How to heal your inner child that can block you for love and opening up in the relationship
Your inner child is ALWAYS inside of you. You carry it around wherever you go because he or she lives in your heart.
When the inner child is abandoned by its father or mother, discouraged, or not ‘acknowledged’ by parents when you were young. But also cheated on or rejected by a loved one… Then what happens?
What does the inner child do?
The inner child says: ‘I will shield myself from feeling anything for anyone. I do NOT want a serious, loving relationship because loving someone means getting abandoned or turned down. Caring for somebody will cause me pain, depression, and even illness.
Of course, you’ll keep on living and you‘ll move on, but your inner child will be there forever, protecting you from new possible heartbreak.
What happens when you connect, meet, see (even though the internet) a possible long-term partner?
The inner child (tarot card 9 of wands) awakens (as a huge force of energy), already in fear of losing that person in the future. Will she leave me for another man? Will she turn me down, when my heart is wide open for her? Will she be mean, arrogant or bitchy? Will she get ill or maybe even die? Your inner child has become so scared of all you’ve already gone through, that the slightest form of affection for anyone can trigger its alarms. It has nothing to do with your new crush, by the way, this new woman( could well be the love of your life!
How does this trigger point works?
The energy can take over your whole system. It is so strong in protecting you from any more harm, that this can show up in your body functions, but also behavior and sleep. When it stands up, all of a sudden, it can look like this:
– Heart problems ‘out of nowhere’
– The strong feeling of ‘ending this now’- whatever it is.
– Feeling very nervous, without any reason
– Crying out of nowhere, and feeling scared and lost
– The person that comes near you, has to be ‘ removed at once’.
– You cannot sleep anymore, thr is something ‘seriously wrong’
– You start drinking/smoking or any other habit to escape from ‘ something’ that feels like an enormous danger. You want to ‘ get away’
– You need to be alone and protect yourself, you feel like running away now.
– It feels like an ‘ alarm-situation’
What can I do?
Meditate. Lay a hand on your heart and see the child (you as a young boy/girl) in front of you. Ask why it is in so much fear. Hold it when it cries. Tell it this: ‘I am now grown up. I will remain to protect and comfort you. I DO want to be open to this new love. I know that what you‘re doing is out of love for me. Thank you. ‘
‘But I’m an adult now, and I choose to connect with this person. Don’t be afraid anymore, trust me…’ Put the inner child back in your heart. Give it some toys to play with, and let it be comfortable. You must do this every day when it is really afraid of loving again….’

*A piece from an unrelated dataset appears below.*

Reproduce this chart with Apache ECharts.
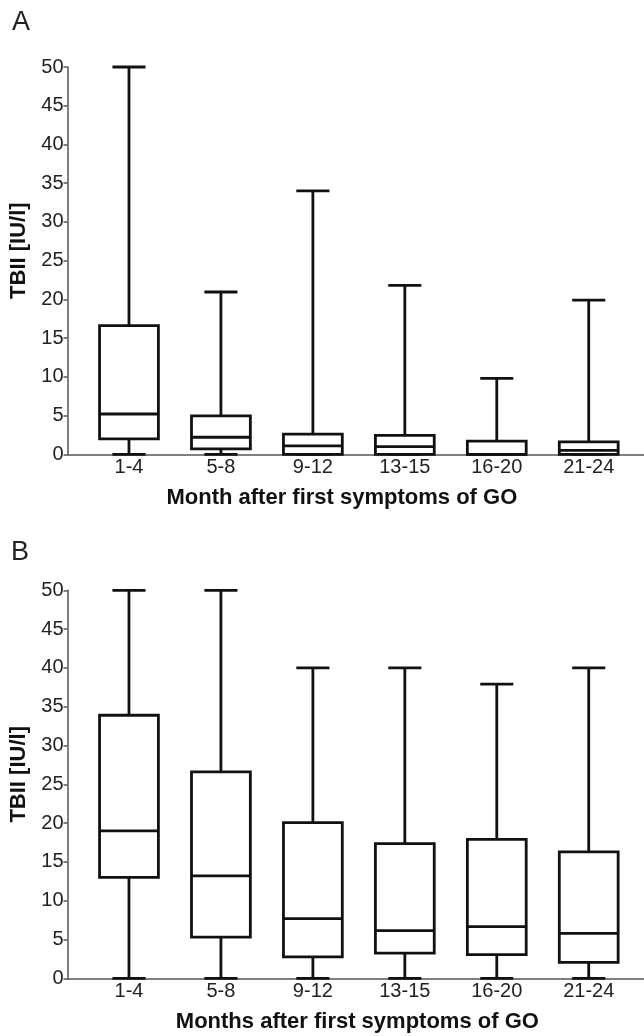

Note: The first encounter with your inner child can be very emotional. She or he could’ve been in a dark corner alone and crying for decades. Just pick it up and comfort it, as you are Grown Up Now. Share emotions, cuddle it and make sure it understands that the situation is going to change Now. You’ll keep on loving it, but you’ll be open for new love at the same time.
See in the child’s eyes. Concentrate on it, for a long time. Feel how it looks like, how it feels like, how it acts. It’s scared, confused, insecure and unsafe. How old is your child? See how it holds you back from change, how it prevents you to become emotionally grown-up. See how it stops you from getting to your true feelings. You’re capable of holding this child, comforting it. Whisper for example, I’m <<name>> and I’m <<age>> years old. I swear to protect you from everything that might harm you. We can do anything, be anywhere and love anyone. It’s okay to have feelings. I’ve seen you, and I’ll hold you. Let’s change. I’ve already changed. I see your fears and I understand them. I see the pain you’ve experienced in the past. Tell it everything you want it to know and hug it. You’re an adult now, and you can count on yourself. You’re able to protect yourself, love yourself and leave.
Embrace your inner child and let it play instead of being scared.